Critically-acclaimed improvisational flutist, composer and band leader Nicole Mitchell started playing at age 9, but didn’t find her avant-garde sound until college when trombonist Jimmy Cheatham of the Count Basie Orchestra shared his time and wisdom. She says that relationship, and her work with the nonprofit Association for Advancement of Creative Musicians in Chicago, taught her the value of community-based mentorship—something she hopes to foster in the jazz studies program at the University of Pittsburgh. 

“One on one, having that experience with someone who is doing what they do that you’re inspired by right there in front of you—that’s really the best way to learn the music,” she says. 

Mitchell, who took over as director July 1, tells The Confluence's Megan Harris she knows she has big shoes to fill replacing beloved pianist and composer Geri Allen, who died in 2017. Mitchell says she wants to honor Allen's legacy, and hopes to build on and celebrate Pittsburgh's place in jazz history.

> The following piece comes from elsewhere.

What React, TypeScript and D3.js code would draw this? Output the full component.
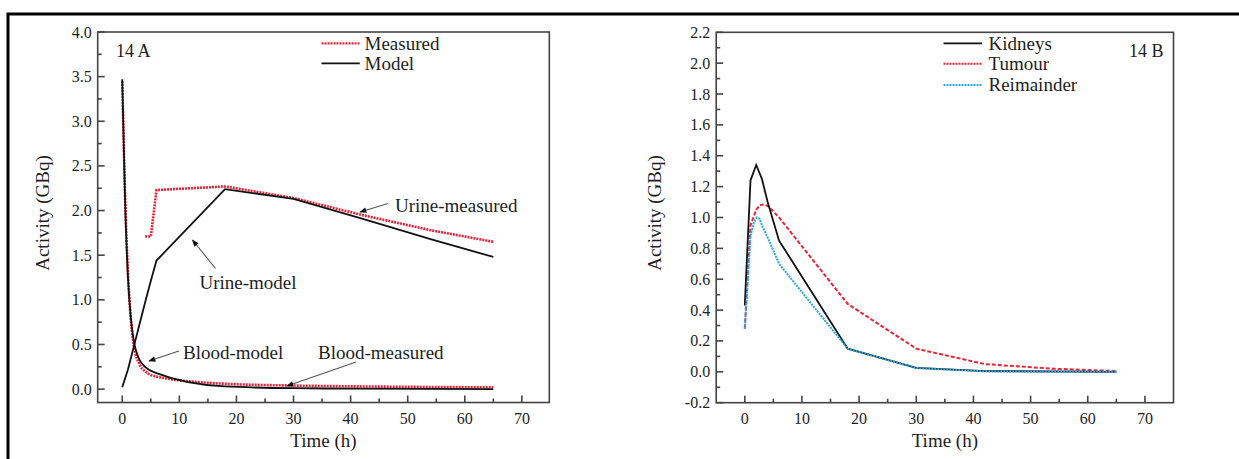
import React from "react";
import * as d3 from "d3";

// ---------- Panel A data ----------
const bloodModelT = [0, 0.5, 1, 1.5, 2, 3, 4, 6, 18, 30, 42, 65];
const bloodModelV = [3.47, 2.1, 1.25, 0.8, 0.55, 0.33, 0.25, 0.18, 0.03, 0.01, 0.005, 0.0];
const bloodMeasT = [0, 0.5, 1, 1.5, 2, 3, 4, 6, 18, 30, 42, 65];
const bloodMeasV = [3.45, 2.15, 1.3, 0.78, 0.5, 0.28, 0.2, 0.14, 0.06, 0.04, 0.03, 0.02];
const urineModelT = [0, 1, 2, 3, 4, 5, 6, 18, 30, 42, 54, 65];
const urineModelV = [0.02, 0.22, 0.47, 0.72, 0.97, 1.21, 1.44, 2.24, 2.13, 1.91, 1.68, 1.48];
const urineMeasT = [4, 5, 6, 18, 30, 42, 54, 65];
const urineMeasV = [1.71, 1.71, 2.23, 2.27, 2.14, 1.95, 1.78, 1.65];

const xTicksMajor = [0, 10, 20, 30, 40, 50, 60, 70];
const xTicksMinor = [5, 15, 25, 35, 45, 55, 65];
const yTicksA = [0, 0.5, 1, 1.5, 2, 2.5, 3, 3.5, 4];
const yMinorA = [0.25, 0.75, 1.25, 1.75, 2.25, 2.75, 3.25, 3.75];

// ---------- Panel B data ----------
const kidneyT = [0, 1, 2, 3, 4, 6, 18, 30, 42, 65];
const kidneyV = [0.43, 1.24, 1.34, 1.25, 1.1, 0.85, 0.15, 0.025, 0.005, 0.0];
const tumourT = [0, 1, 2, 2.6, 3.4, 4.2, 6, 18, 30, 42, 54, 65];
const tumourV = [0.28, 0.95, 1.05, 1.08, 1.085, 1.07, 1.0, 0.44, 0.15, 0.05, 0.02, 0.005];
const remT = [0, 1, 1.6, 2.1, 2.6, 3, 4, 6, 18, 30, 42, 65];
const remV = [0.28, 0.88, 0.97, 1.0, 0.99, 0.95, 0.87, 0.7, 0.15, 0.025, 0.003, 0.0];

const yTicksB = [-0.2, 0, 0.2, 0.4, 0.6, 0.8, 1.0, 1.2, 1.4, 1.6, 1.8, 2.0, 2.2];
const yMinorB = [-0.1, 0.1, 0.3, 0.5, 0.7, 0.9, 1.1, 1.3, 1.5, 1.7, 1.9, 2.1];

const FONT = "'Liberation Serif', 'Times New Roman', serif";
const RED = "#e8243a";
const CYAN = "#2aa9de";
const AXIS = "#444";
const TXT = "#1e1e1e";

type Pt = [number, number];
const zip = (t: number[], v: number[]): Pt[] => t.map((x, i) => [x, v[i]]);

function Axes({ x, y, yTicks, yMinor, fmt }: any) {
  const [x0, x1] = x.range();
  const [y0, y1] = y.range();
  return (
    <g>
      <rect x={x0} y={y1} width={x1 - x0} height={y0 - y1} fill="none" stroke={AXIS} strokeWidth={1.6} />
      {xTicksMajor.map((t) => (
        <g key={"xm" + t}>
          <line x1={x(t)} x2={x(t)} y1={y0} y2={y0 - 7} stroke={AXIS} strokeWidth={1.6} />
          <text x={x(t)} y={y0 + 21} textAnchor="middle" fontFamily={FONT} fontSize={16} fill={TXT}>{t}</text>
        </g>
      ))}
      {xTicksMinor.map((t) => (
        <line key={"xn" + t} x1={x(t)} x2={x(t)} y1={y0} y2={y0 - 4} stroke={AXIS} strokeWidth={1.6} />
      ))}
      {yTicks.map((t: number) => (
        <g key={"ym" + t}>
          <line x1={x0} x2={x0 + 7} y1={y(t)} y2={y(t)} stroke={AXIS} strokeWidth={1.6} />
          <text x={x0 - 6} y={y(t) + 5.5} textAnchor="end" fontFamily={FONT} fontSize={16} fill={TXT}>{fmt(t)}</text>
        </g>
      ))}
      {yMinor.map((t: number) => (
        <line key={"yn" + t} x1={x0} x2={x0 + 4} y1={y(t)} y2={y(t)} stroke={AXIS} strokeWidth={1.6} />
      ))}
      <text x={(x0 + x1) / 2} y={447} textAnchor="middle" fontFamily={FONT} fontSize={19} fill={TXT}>Time (h)</text>
    </g>
  );
}

export default function App() {
  // Panel A scales
  const xA = d3.scaleLinear().domain([-4.3, 74.8]).range([97.7, 549.3]);
  const yA = d3.scaleLinear().domain([-0.15, 4.0]).range([402.5, 32]);
  // Panel B scales
  const xB = d3.scaleLinear().domain([-5, 75]).range([716.2, 1173.5]);
  const yB = d3.scaleLinear().domain([-0.2, 2.2]).range([402.7, 32.3]);

  const lineA = d3.line<Pt>().x((d) => xA(d[0])).y((d) => yA(d[1]));
  const lineAs = d3.line<Pt>().x((d) => xA(d[0])).y((d) => yA(d[1])).curve(d3.curveMonotoneX);
  const lineB = d3.line<Pt>().x((d) => xB(d[0])).y((d) => yB(d[1]));

  const fmt = (v: number) => v.toFixed(1);

  const annot = (x1: number, y1: number, x2: number, y2: number) => (
    <line x1={x1} y1={y1} x2={x2} y2={y2} stroke="#555" strokeWidth={1.1} markerEnd="url(#arr)" />
  );

  return (
    <svg width={1239} height={459} style={{ position: "absolute", left: 0, top: 0, display: "block", background: "#fff" }}>
      <defs>
        <marker id="arr" viewBox="0 0 10 10" refX={9} refY={5} markerWidth={9} markerHeight={7} orient="auto" markerUnits="userSpaceOnUse">
          <path d="M0,1 L10,5 L0,9 Z" fill="#111" />
        </marker>
      </defs>
      <rect x={0} y={0} width={1239} height={459} fill="#fff" />
      <rect x={8} y={14} width={1240} height={460} fill="none" stroke="#000" strokeWidth={3} />

      {/* ---------------- Panel A ---------------- */}
      <Axes x={xA} y={yA} yTicks={yTicksA} yMinor={yMinorA} fmt={fmt} />
      <text transform={`translate(49,213) rotate(-90)`} textAnchor="middle" fontFamily={FONT} fontSize={19} fill={TXT}>Activity (GBq)</text>
      <text x={116} y={57} fontFamily={FONT} fontSize={18} fill={TXT}>14 A</text>

      <path d={lineAs(zip(bloodMeasT, bloodMeasV)) || ""} fill="none" stroke={RED} strokeWidth={2.6} strokeDasharray="2,1" />
      <path d={lineAs(zip(bloodModelT, bloodModelV)) || ""} fill="none" stroke="#111" strokeWidth={1.8} />
      <path d={lineA(zip(urineMeasT, urineMeasV)) || ""} fill="none" stroke={RED} strokeWidth={2.6} strokeDasharray="2,1" />
      <path d={lineA(zip(urineModelT, urineModelV)) || ""} fill="none" stroke="#111" strokeWidth={1.8} />

      {/* legend A */}
      <line x1={321.5} x2={359.8} y1={43.3} y2={43.3} stroke={RED} strokeWidth={2.2} strokeDasharray="2,1" />
      <text x={364.5} y={49.5} fontFamily={FONT} fontSize={19} fill={TXT}>Measured</text>
      <line x1={321.5} x2={359.8} y1={63.3} y2={63.3} stroke="#111" strokeWidth={1.8} />
      <text x={364.5} y={69.5} fontFamily={FONT} fontSize={19} fill={TXT}>Model</text>

      {/* annotations A */}
      <text x={395} y={211.5} fontFamily={FONT} fontSize={19} fill={TXT}>Urine-measured</text>
      {annot(388, 203.5, 360, 212)}
      <text x={199.5} y={288.5} fontFamily={FONT} fontSize={19} fill={TXT}>Urine-model</text>
      {annot(215.5, 268.5, 192.5, 240)}
      <text x={183} y={358.5} fontFamily={FONT} fontSize={19} fill={TXT}>Blood-model</text>
      {annot(179, 351, 149, 361)}
      <text x={318} y={358.5} fontFamily={FONT} fontSize={19} fill={TXT}>Blood-measured</text>
      {annot(356, 362, 287, 386)}

      {/* ---------------- Panel B ---------------- */}
      <Axes x={xB} y={yB} yTicks={yTicksB} yMinor={yMinorB} fmt={fmt} />
      <text transform={`translate(661,213) rotate(-90)`} textAnchor="middle" fontFamily={FONT} fontSize={19} fill={TXT}>Activity (GBq)</text>
      <text x={1129} y={57} fontFamily={FONT} fontSize={18} fill={TXT}>14 B</text>

      <path d={lineB(zip(tumourT, tumourV)) || ""} fill="none" stroke={RED} strokeWidth={2} strokeDasharray="4,2" />
      <path d={lineB(zip(kidneyT, kidneyV)) || ""} fill="none" stroke="#111" strokeWidth={1.8} />
      <path d={lineB(zip(remT, remV)) || ""} fill="none" stroke={CYAN} strokeWidth={2} strokeDasharray="2,1" />

      {/* legend B */}
      <line x1={943.5} x2={982} y1={43.3} y2={43.3} stroke="#111" strokeWidth={1.8} />
      <text x={988.5} y={49.5} fontFamily={FONT} fontSize={19} fill={TXT}>Kidneys</text>
      <line x1={943.5} x2={982} y1={63.8} y2={63.8} stroke={RED} strokeWidth={2} strokeDasharray="2,1" />
      <text x={988.5} y={70} fontFamily={FONT} fontSize={19} fill={TXT}>Tumour</text>
      <line x1={943.5} x2={982} y1={85} y2={85} stroke={CYAN} strokeWidth={2} strokeDasharray="2,1" />
      <text x={988.5} y={91.2} fontFamily={FONT} fontSize={19} fill={TXT}>Reimainder</text>
    </svg>
  );
}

“The multiculturalism we have right now, and our ability to interact and understand each other, even though we had a long way to go—a lot of that is because of jazz music,” says Mitchell. “It’s really a lot of big shoulders that I’m standing on, so it’s important for me that I understand the language and all of the work that’s been done before. But I also think that it’s a responsibility to contribute my own voice, and to add something new—to really dig deep and find my own voice.”

The 48th annual University of Pittsburgh Jazz Seminar and Concert kicks off Tuesday, Oct. 29.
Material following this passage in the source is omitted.